• Directive
Determine the number of lines that have the string "this" in them, and give only that number.

[BEGIN]

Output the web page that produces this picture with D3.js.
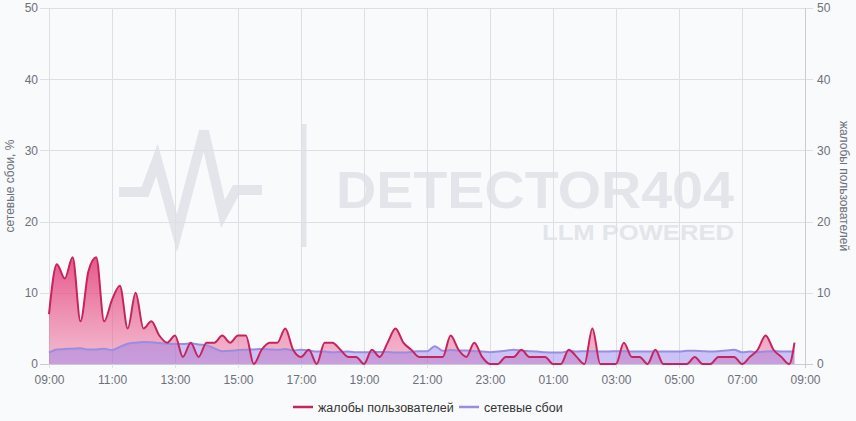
<!DOCTYPE html>
<html><head><meta charset="utf-8">
<script src="https://cdn.jsdelivr.net/npm/d3@7/dist/d3.min.js"></script>
<style>
html,body{margin:0;padding:0;background:#f9fafc;}
svg{display:block;font-family:"Liberation Sans",Arial,sans-serif;}
</style></head>
<body><svg id="c" width="856" height="421"></svg>
<script>
// minutes after 09:00, 15-minute samples; last sample at 08:40
const stepMinutes = 15;
const lastSampleMinutes = 1420;
const complaints = [7,14,12,15,6,13,15,6,9,11,5,10,5,6,4,3,4,1,3,1,3,3,4,3,4,4,0,2,3,3,5,2,1,2,0,3,3,2,1,1,0,2,1,3,5,3,2,1,1,1,1,4,2,1,3,1,0,0,1,1,2,1,1,1,0,0,2,1,0,5,0,0,0,3,1,1,0,2,0,0,0,0,1,0,0,1,1,1,0,1,2,4,2,1,0,3];
const failures = [1.6,2.05,2.1,2.15,2.2,2.05,2.05,2.15,1.95,2.4,2.85,3.0,3.1,3.05,2.95,2.85,2.8,2.8,2.9,2.75,2.65,2.2,1.8,1.85,1.95,2.0,2.05,2.1,2.05,2.0,2.1,1.9,2.0,1.9,1.75,1.75,1.65,1.7,1.75,1.65,1.65,1.65,1.7,1.7,1.6,1.6,1.7,1.8,1.8,2.5,1.85,1.95,1.9,1.9,1.8,1.75,1.65,1.75,1.85,2.0,1.85,1.8,1.75,1.65,1.6,1.6,1.8,1.75,1.8,1.8,1.75,1.75,1.8,1.8,1.75,1.75,1.75,1.75,1.75,1.75,1.75,1.85,1.85,1.8,1.75,1.8,1.9,2.0,1.65,1.75,1.65,1.75,1.8,1.75,1.75,1.8];
const xTickLabels = ["09:00","11:00","13:00","15:00","17:00","19:00","21:00","23:00","01:00","03:00","05:00","07:00","09:00"];
const yTicks = [0,10,20,30,40,50];
const seriesNames = ["жалобы пользователей","сетевые сбои"];
const leftTitle = "сетевые сбои, %";
const rightTitle = "жалобы пользователей";

const times = complaints.map((_, i) => i === complaints.length - 1 ? lastSampleMinutes : i * stepMinutes);

const svg = d3.select("#c");
const L = 49, R = 805, T = 8, B = 364;
const x = d3.scaleLinear().domain([0, 1440]).range([L, R]);
const yL = d3.scaleLinear().domain([0, 50]).range([B, T]);
const yR = d3.scaleLinear().domain([0, 50]).range([B, T]);

const defs = svg.append("defs");
const g1 = defs.append("linearGradient").attr("id","gp").attr("x1",0).attr("y1",0).attr("x2",0).attr("y2",1);
g1.append("stop").attr("offset","0%").attr("stop-color","rgb(226,58,118)").attr("stop-opacity",0.85);
g1.append("stop").attr("offset","100%").attr("stop-color","rgb(236,110,155)").attr("stop-opacity",0.45);

// watermark
const wm = svg.append("g").attr("fill","none").attr("stroke","#e3e5ea");
wm.append("path").attr("stroke-width",10).attr("stroke-linejoin","miter")
  .attr("d","M119,192 L145,192 L157,160 L177,233 L204,131 L223,214 L236,190 L262,190");
wm.append("line").attr("x1",304).attr("x2",304).attr("y1",124).attr("y2",247).attr("stroke-width",5);
svg.append("text").attr("x",734).attr("y",208).attr("text-anchor","end")
  .attr("font-family","'Liberation Sans',Arial,sans-serif").attr("font-weight","bold").attr("font-size",52)
  .attr("textLength",398).attr("lengthAdjust","spacingAndGlyphs").attr("fill","#e3e5ea").text("DETECTOR404");
svg.append("text").attr("x",734).attr("y",239.5).attr("text-anchor","end")
  .attr("font-family","'Liberation Sans',Arial,sans-serif").attr("font-weight","bold").attr("font-size",22)
  .attr("textLength",192).attr("lengthAdjust","spacingAndGlyphs").attr("fill","#e3e5ea").text("LLM POWERED");

// grid
const grid = svg.append("g");
grid.selectAll("line.h").data(yTicks).join("line")
  .attr("x1",L-9).attr("x2",R+8).attr("y1",d=>Math.round(yL(d))+0.5).attr("y2",d=>Math.round(yL(d))+0.5)
  .attr("stroke",d=>d===0?"#c9ccd2":"#dcdfe4").attr("stroke-width",1);
grid.selectAll("line.v").data(xTickLabels).join("line")
  .attr("x1",(d,i)=>Math.round(x(i*120))+0.5).attr("x2",(d,i)=>Math.round(x(i*120))+0.5)
  .attr("y1",T).attr("y2",B+4)
  .attr("stroke",(d,i)=>i===xTickLabels.length-1?"#c9ccd2":"#dcdfe4");

// axes labels via d3 axes
const axL = svg.append("g").attr("transform",`translate(${L-9},0)`)
  .call(d3.axisLeft(yL).tickValues(yTicks).tickSize(0).tickPadding(2));
const axR = svg.append("g").attr("transform",`translate(${R+8},0)`)
  .call(d3.axisRight(yR).tickValues(yTicks).tickSize(0).tickPadding(4));
const axB = svg.append("g").attr("transform",`translate(0,${B+4})`)
  .call(d3.axisBottom(x).tickValues(xTickLabels.map((d,i)=>i*120)).tickFormat((d,i)=>xTickLabels[i]).tickSize(0).tickPadding(7));
[axL,axR,axB].forEach(a=>{a.select(".domain").remove();
  a.selectAll("text").attr("fill","#6e7079").attr("font-size",12).attr("font-family","'Liberation Sans',Arial,sans-serif");});

svg.append("text").attr("transform",`translate(14,186) rotate(-90)`).attr("text-anchor","middle")
  .attr("fill","#6e7079").attr("font-size",12).text(leftTitle);
svg.append("text").attr("transform",`translate(840,186) rotate(90)`).attr("text-anchor","middle")
  .attr("fill","#6e7079").attr("font-size",12).text(rightTitle);

// series
const pts1 = complaints.map((v,i)=>[times[i], v]);
const pts2 = failures.map((v,i)=>[times[i], v]);
const areaR = d3.area().x(d=>x(d[0])).y0(B).y1(d=>yR(d[1])).curve(d3.curveMonotoneX);
const areaL = d3.area().x(d=>x(d[0])).y0(B).y1(d=>yL(d[1])).curve(d3.curveMonotoneX);
const lineR = d3.line().x(d=>x(d[0])).y(d=>yR(d[1])).curve(d3.curveMonotoneX);
const lineL = d3.line().x(d=>x(d[0])).y(d=>yL(d[1])).curve(d3.curveMonotoneX);

svg.append("path").attr("d",areaR(pts1)).attr("fill","url(#gp)");
svg.append("path").attr("d",areaL(pts2)).attr("fill","rgba(140,120,235,0.42)");
svg.append("path").attr("d",lineL(pts2)).attr("fill","none").attr("stroke","#9a8ce2").attr("stroke-width",2);
svg.append("path").attr("d",lineR(pts1)).attr("fill","none").attr("stroke","#c5245f").attr("stroke-width",2);

// legend
const colors = ["#c5245f","#9a8ce2"];
const lg = svg.append("g");
const legX = [293, 459];
seriesNames.forEach((n,i)=>{
  lg.append("line").attr("x1",legX[i]).attr("x2",legX[i]+20).attr("y1",407).attr("y2",407)
    .attr("stroke",colors[i]).attr("stroke-width",2.5);
  lg.append("text").attr("x",legX[i]+25).attr("y",411.5).attr("font-size",12.5).attr("fill","#333").text(n);
});
</script></body></html>
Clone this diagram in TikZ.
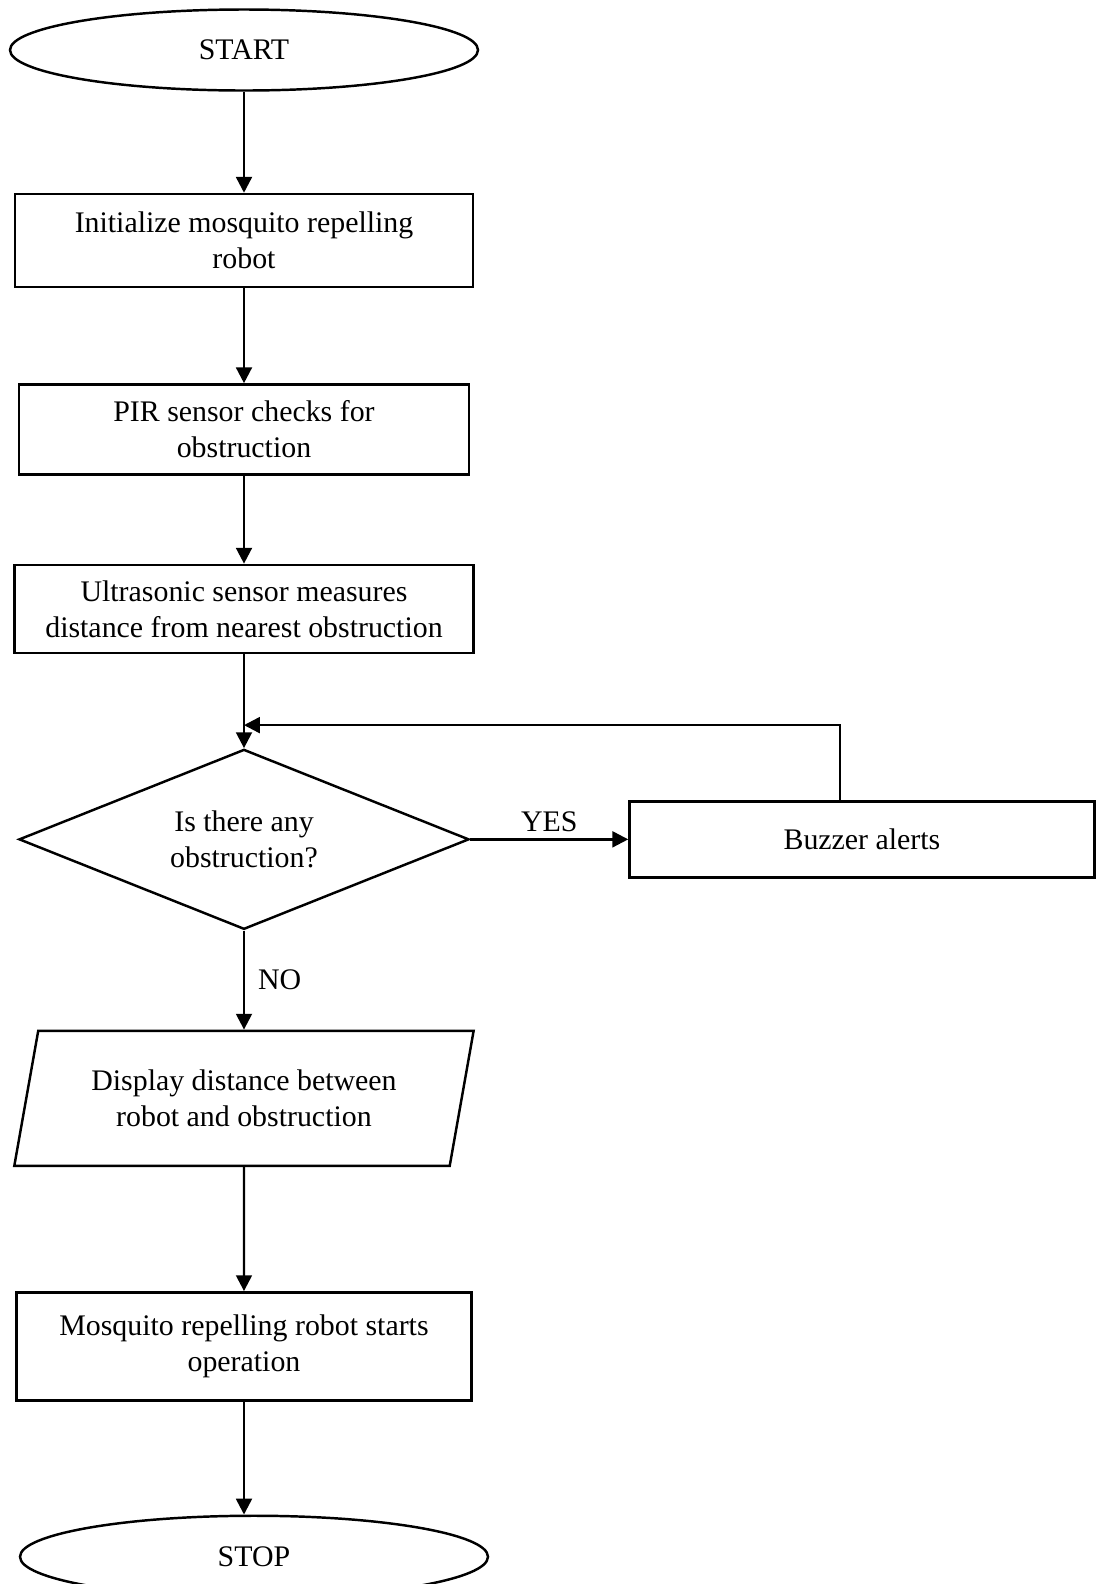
\documentclass[tikz,border=0pt]{standalone}
\usepackage{fontspec}
\setmainfont{Liberation Serif}
\usetikzlibrary{arrows.meta, positioning, shapes.geometric}

\begin{document}
\begin{tikzpicture}[>={Triangle[length=9pt, width=9pt]}, line width=1.4pt,
  every node/.style={font=\fontsize{17}{20.5}\selectfont},
  term/.style={draw, ellipse, minimum width=9.36cm, minimum height=1.62cm},
  procbox/.style={draw, rectangle, align=center, minimum width=9.16cm},
  decision/.style={draw, diamond, aspect=2.5, align=center,
                   minimum width=9cm, minimum height=3.6cm},
  io/.style={draw, trapezium, trapezium left angle=75, trapezium right angle=105,
             trapezium stretches=true, align=center,
             minimum width=9.2cm, minimum height=2.7cm}]
  \useasboundingbox (0,0) rectangle (21.96,-31.68);

  % main flow
  \node[term] (start) at (4.88,-1.0) {START};
  \node[procbox, minimum height=1.86cm, below=2.02cm of start] (init)
    {Initialize mosquito repelling\\robot};
  \node[procbox, minimum width=9cm, minimum height=1.8cm, below=1.9cm of init] (pir)
    {PIR sensor checks for\\obstruction};
  \node[procbox, minimum width=9.18cm, minimum height=1.76cm, below=1.76cm of pir] (ultra)
    {Ultrasonic sensor measures\\distance from nearest obstruction};
  \node[decision, below=1.88cm of ultra] (dec) {Is there any\\obstruction?};
  \node[io, below=1.98cm of dec] (disp) {Display distance between\\robot and obstruction};
  \node[procbox, minimum width=9.1cm, minimum height=2.16cm, below=2.48cm of disp] (oper)
    {Mosquito repelling robot starts\\operation};
  \node[term, minimum height=1.64cm, below=2.26cm of oper, xshift=0.2cm] (stop) {STOP};

  % buzzer branch
  \node[procbox, minimum width=9.3cm, minimum height=1.52cm, right=3.16cm of dec] (buzz)
    {Buzzer alerts};
  \coordinate[above=0.46cm of dec.north] (join);

  % connectors
  \draw[->] (start) -- (init);
  \draw[->] (init) -- (pir);
  \draw[->] (pir) -- (ultra);
  \draw[->] (ultra) -- (dec);
  \draw[->] (dec.east) -- node[above] {YES} (buzz.west);
  \draw[->] ([xshift=-0.44cm]buzz.north) |- (join);
  \draw[->] (dec.south) -- node[right=4pt] {NO} (disp.north);
  \draw[->] (disp) -- (oper);
  \draw[->] (oper.south) -- (oper.south |- stop.north);
\end{tikzpicture}
\end{document}
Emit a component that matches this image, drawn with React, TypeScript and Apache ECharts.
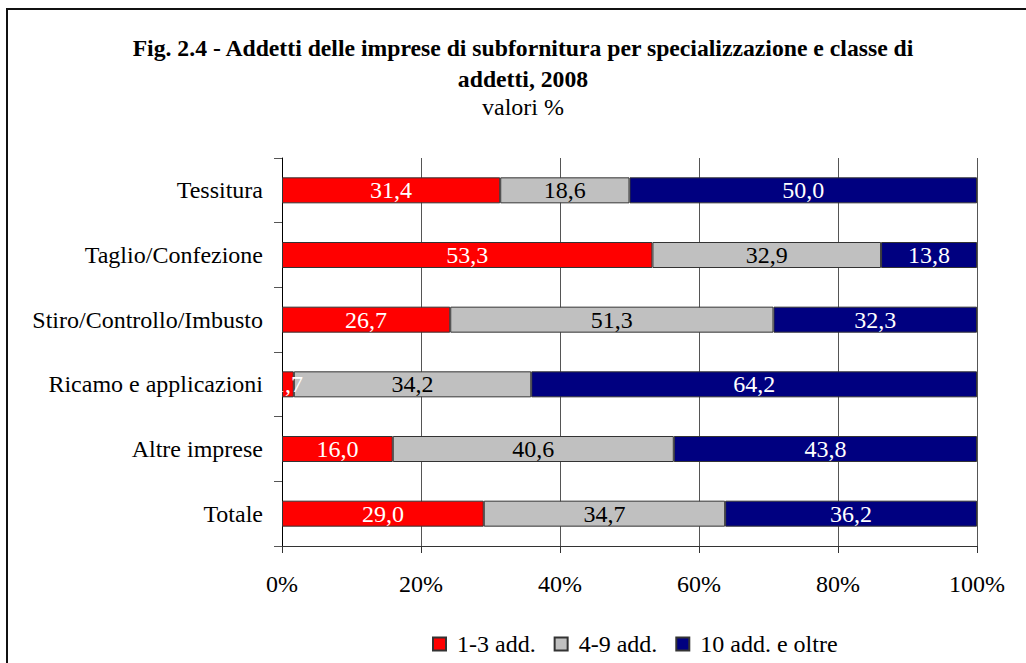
import React, { useEffect, useRef } from "react";
import * as echarts from "echarts";

const categories = [
  "Tessitura",
  "Taglio/Confezione",
  "Stiro/Controllo/Imbusto",
  "Ricamo e applicazioni",
  "Altre imprese",
  "Totale",
];
const small = [31.4, 53.3, 26.7, 1.7, 16.0, 29.0];
const medium = [18.6, 32.9, 51.3, 34.2, 40.6, 34.7];
const large = [50.0, 13.8, 32.3, 64.2, 43.8, 36.2];
const seriesNames = ["1-3 add.", "4-9 add.", "10 add. e oltre"];
const xTicks = [0, 20, 40, 60, 80, 100];

const FONT = "'Liberation Serif', 'Times New Roman', serif";
const FS = 24;

export default function App() {
  const ref = useRef<HTMLDivElement>(null);
  useEffect(() => {
    if (!ref.current) return;
    const chart = echarts.init(ref.current, null, { renderer: "svg" });
    const totals = categories.map((_, i) => small[i] + medium[i] + large[i]);
    const mk = (arr: number[]) =>
      arr.map((v, i) => ({ value: (v / totals[i]) * 100, raw: v }));
    const fmt = (p: any) => p.data.raw.toFixed(1).replace(".", ",");
    const colors = ["#FF0000", "#C0C0C0", "#000080"];
    const labelColors = ["#ffffff", "#000000", "#ffffff"];
    const datas = [small, medium, large];
    chart.setOption({
      animation: false,
      textStyle: { fontFamily: FONT },
      graphic: [
        {
          type: "rect",
          shape: { x: 7, y: 9, width: 1100, height: 700 },
          style: { fill: "none", stroke: "#111", lineWidth: 2 },
          silent: true,
        },
        {
          type: "text",
          x: 523,
          y: 48,
          style: {
            text: "Fig. 2.4 - Addetti delle imprese di subfornitura per specializzazione e classe di",
            font: `bold 23.7px ${FONT}`,
            fill: "#000",
            align: "center",
            verticalAlign: "middle",
          },
        },
        {
          type: "text",
          x: 523,
          y: 79,
          style: {
            text: "addetti, 2008",
            font: `bold 23.7px ${FONT}`,
            fill: "#000",
            align: "center",
            verticalAlign: "middle",
          },
        },
        {
          type: "text",
          x: 523,
          y: 107,
          style: {
            text: "valori %",
            font: `${FS}px ${FONT}`,
            fill: "#000",
            align: "center",
            verticalAlign: "middle",
          },
        },
      ],
      legend: {
        left: 427,
        top: 627,
        itemWidth: 13,
        itemHeight: 13,
        itemGap: 18,
        icon: "rect",
        textStyle: { fontFamily: FONT, fontSize: FS, color: "#000", padding: [0, 0, 0, 6] },
        data: seriesNames,
      },
      grid: { left: 282, right: 49, top: 158, bottom: 117 },
      xAxis: {
        type: "value",
        min: 0,
        max: 100,
        interval: 20,
        axisLine: { show: true, lineStyle: { color: "#333", width: 1 } },
        axisTick: { show: true, length: 7, lineStyle: { color: "#333" } },
        splitLine: { show: true, lineStyle: { color: "#555", width: 1 } },
        axisLabel: {
          fontFamily: FONT,
          fontSize: FS,
          color: "#000",
          margin: 26,
          formatter: (v: number) => (xTicks.includes(v) ? `${v}%` : ""),
        },
      },
      yAxis: {
        type: "category",
        data: categories,
        inverse: true,
        axisLine: { show: true, lineStyle: { color: "#000", width: 1 } },
        axisTick: { show: true, length: 8, lineStyle: { color: "#555" } },
        axisLabel: { fontFamily: FONT, fontSize: FS, color: "#000", margin: 19 },
      },
      series: seriesNames.map((name, k) => ({
        name,
        type: "bar",
        stack: "total",
        barWidth: 26,
        data: mk(datas[k]),
        itemStyle: { color: colors[k], borderColor: "#333", borderWidth: 1 },
        label: {
          show: true,
          position: "inside",
          formatter: fmt,
          fontFamily: FONT,
          fontSize: FS,
          color: labelColors[k],
        },
      })),
    });
    return () => chart.dispose();
  }, []);
  return (
    <div
      ref={ref}
      style={{ position: "fixed", left: 0, top: 0, width: 1026, height: 663, background: "#fff" }}
    />
  );
}
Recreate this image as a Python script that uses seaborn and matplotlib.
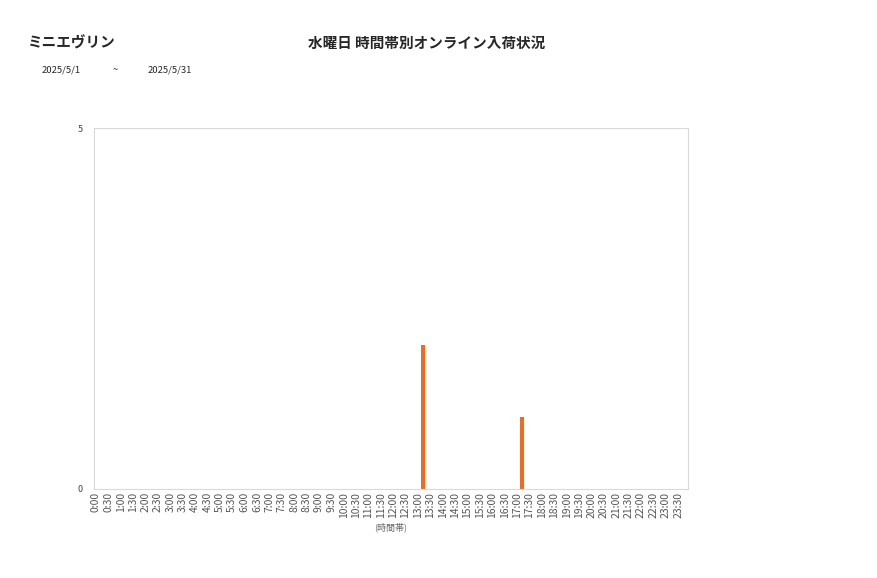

[END]

• Completed task
4